Definitions of the grades can be found in the Berry College Bulletin. “A” students will demonstrate an outstanding mastery of course material and will perform far above that required for credit in the course and far above that usually seen in the course. The “A” grade should be awarded sparingly and should identify student performance that is relatively unusual in the course.

Berry Viking code
Academic dishonesty in any form is unacceptable because any breach in academic integrity, however small, strikes destructively at the college’s life and work. The code is not just policy, it is foundational to the academic environment we enjoy and in which scholarship thrives. It is in force in this classroom.
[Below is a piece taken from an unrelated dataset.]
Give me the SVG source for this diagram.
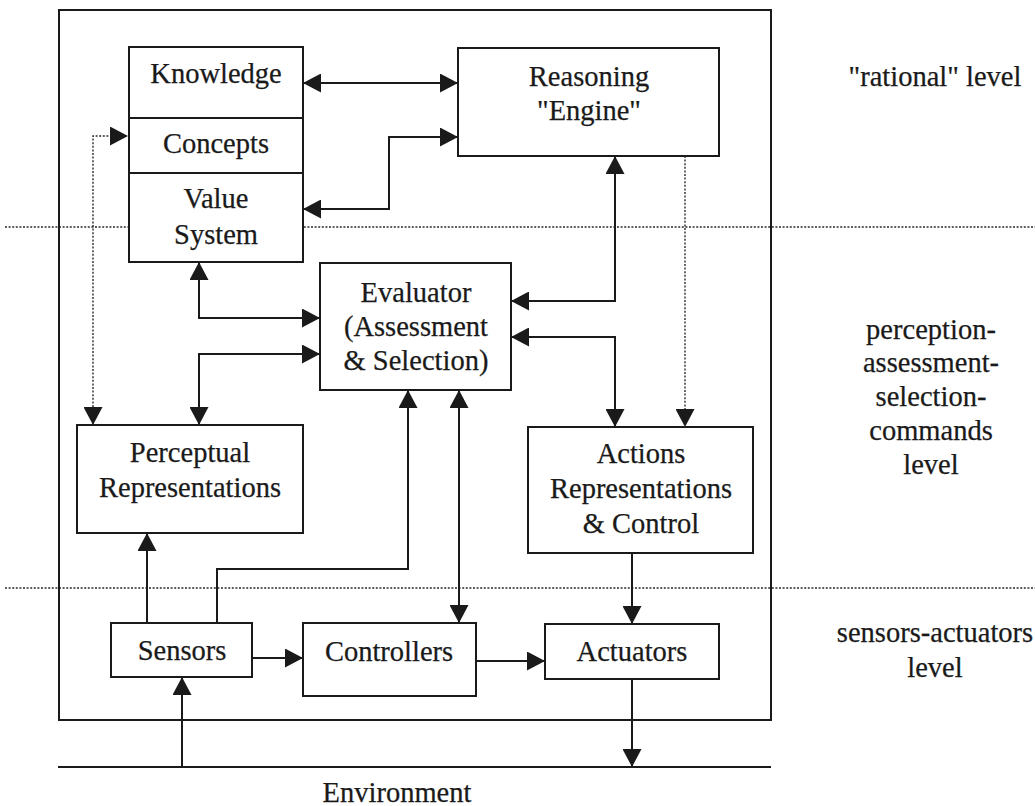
<svg xmlns="http://www.w3.org/2000/svg" width="1035" height="806" viewBox="0 0 1035 806">
<defs>
<marker id="ah" markerUnits="userSpaceOnUse" markerWidth="18" markerHeight="19" refX="18" refY="9.5" orient="auto-start-reverse" viewBox="0 0 18 19">
<path d="M0,0 L18,9.5 L0,19 z" fill="#1a1a1a"/>
</marker>
</defs>
<style>
.box{fill:#fff;stroke:#1a1a1a;stroke-width:2}
.ln{fill:none;stroke:#1a1a1a;stroke-width:2}
.dot{fill:none;stroke:#2a2a2a;stroke-width:1.4;stroke-dasharray:2 1.6}
.t{font-family:"Liberation Serif","Times New Roman",serif;font-size:28.5px;fill:#1a1a1a;stroke:#1a1a1a;stroke-width:0.25;text-anchor:middle}
</style>
<rect width="1035" height="806" fill="#fff"/>
<g id="levels">
<line class="dot" x1="5" y1="227" x2="1035" y2="227"/>
<line class="dot" x1="5" y1="588" x2="1035" y2="588"/>
</g>
<g id="system">
<rect class="ln" x="59" y="10" width="712" height="710"/>
</g>
<g id="environment">
<line class="ln" x1="58" y1="767" x2="771" y2="767"/>
<text class="t" x="397" y="802">Environment</text>
</g>
<g id="knowledge">
<rect class="box" x="129" y="47" width="174" height="215"/>
<line class="ln" x1="129" y1="118" x2="303" y2="118"/>
<line class="ln" x1="129" y1="173" x2="303" y2="173"/>
<text class="t" x="216" y="83">Knowledge</text>
<text class="t" x="216" y="153">Concepts</text>
<text class="t" x="216" y="208">Value</text>
<text class="t" x="216" y="244">System</text>
</g>
<g id="reasoning">
<rect class="box" x="458" y="48" width="261" height="108"/>
<text class="t" x="589" y="86">Reasoning</text>
<text class="t" x="589" y="120">"Engine"</text>
</g>
<g id="evaluator">
<rect class="box" x="320" y="263" width="191" height="127"/>
<text class="t" x="416" y="302">Evaluator</text>
<text class="t" x="416" y="336">(Assessment</text>
<text class="t" x="416" y="370">&amp; Selection)</text>
</g>
<g id="perceptual">
<rect class="box" x="77" y="425" width="226" height="108"/>
<text class="t" x="190" y="462">Perceptual</text>
<text class="t" x="190" y="497">Representations</text>
</g>
<g id="actions">
<rect class="box" x="528" y="427" width="225" height="126"/>
<text class="t" x="641" y="463">Actions</text>
<text class="t" x="641" y="498">Representations</text>
<text class="t" x="641" y="533">&amp; Control</text>
</g>
<g id="sensors">
<rect class="box" x="111" y="623" width="141" height="54"/>
<text class="t" x="182" y="660">Sensors</text>
</g>
<g id="controllers">
<rect class="box" x="303" y="623" width="173" height="73"/>
<text class="t" x="389" y="661">Controllers</text>
</g>
<g id="actuators">
<rect class="box" x="545" y="624" width="174" height="55"/>
<text class="t" x="632" y="661">Actuators</text>
</g>
<g id="labels">
<text class="t" x="935" y="86">"rational" level</text>
<text class="t" x="931" y="339">perception-</text>
<text class="t" x="931" y="372">assessment-</text>
<text class="t" x="931" y="406">selection-</text>
<text class="t" x="931" y="440">commands</text>
<text class="t" x="931" y="474">level</text>
<text class="t" x="935" y="642">sensors-actuators</text>
<text class="t" x="935" y="677">level</text>
</g>
<g id="connectors">
<path class="ln" d="M303,83 H458" marker-start="url(#ah)" marker-end="url(#ah)"/>
<path class="ln" d="M303,209 H389 V137 H458" marker-start="url(#ah)" marker-end="url(#ah)"/>
<path class="dot" d="M93,425 V136 H128" marker-start="url(#ah)" marker-end="url(#ah)"/>
<path class="ln" d="M199,262 V318 H320" marker-start="url(#ah)" marker-end="url(#ah)"/>
<path class="ln" d="M199,425 V354 H320" marker-start="url(#ah)" marker-end="url(#ah)"/>
<path class="ln" d="M615,156 V301 H511" marker-start="url(#ah)" marker-end="url(#ah)"/>
<path class="ln" d="M511,337 H615 V427" marker-start="url(#ah)" marker-end="url(#ah)"/>
<path class="dot" d="M685,156 V427" marker-end="url(#ah)"/>
<path class="ln" d="M147,623 V533" marker-end="url(#ah)"/>
<path class="ln" d="M217,623 V569 H408 V390" marker-end="url(#ah)"/>
<path class="ln" d="M459,390 V623" marker-start="url(#ah)" marker-end="url(#ah)"/>
<path class="ln" d="M632,553 V624" marker-end="url(#ah)"/>
<path class="ln" d="M252,658 H303" marker-end="url(#ah)"/>
<path class="ln" d="M476,661 H545" marker-end="url(#ah)"/>
<path class="ln" d="M182,767 V677" marker-end="url(#ah)"/>
<path class="ln" d="M632,679 V767" marker-end="url(#ah)"/>
</g>
</svg>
For the complete Viking Code, please consult the student handbook. In short, each student is “expected to recognize constituted authority, to abide by the ordinary rules of good conduct, to be truthful, to respect the rights of others.” The College’s mission, in part, commits to a community of integrity and justice. During an era when ethics are sometimes suspect, there seems no higher goal toward which students ought to strive than that of personal honor.

Students with special needs
If you have special needs of any kind, including learning disabilities, please let me know. Come discuss it with me. I want to make sure on the front end that we prevent any problems associated with the course. Martha Van Cise, director of the Academic Support Center, suggests: “Students with disabilities who believe that they may need accommodation in this course are encouraged to contact the Academic Support Center in Krannert Room 301 as soon as possible to ensure that such accommodations are implemented in a timely fashion.”

Finally, I believe we are here for a good time, not a long time, so let’s have some fun!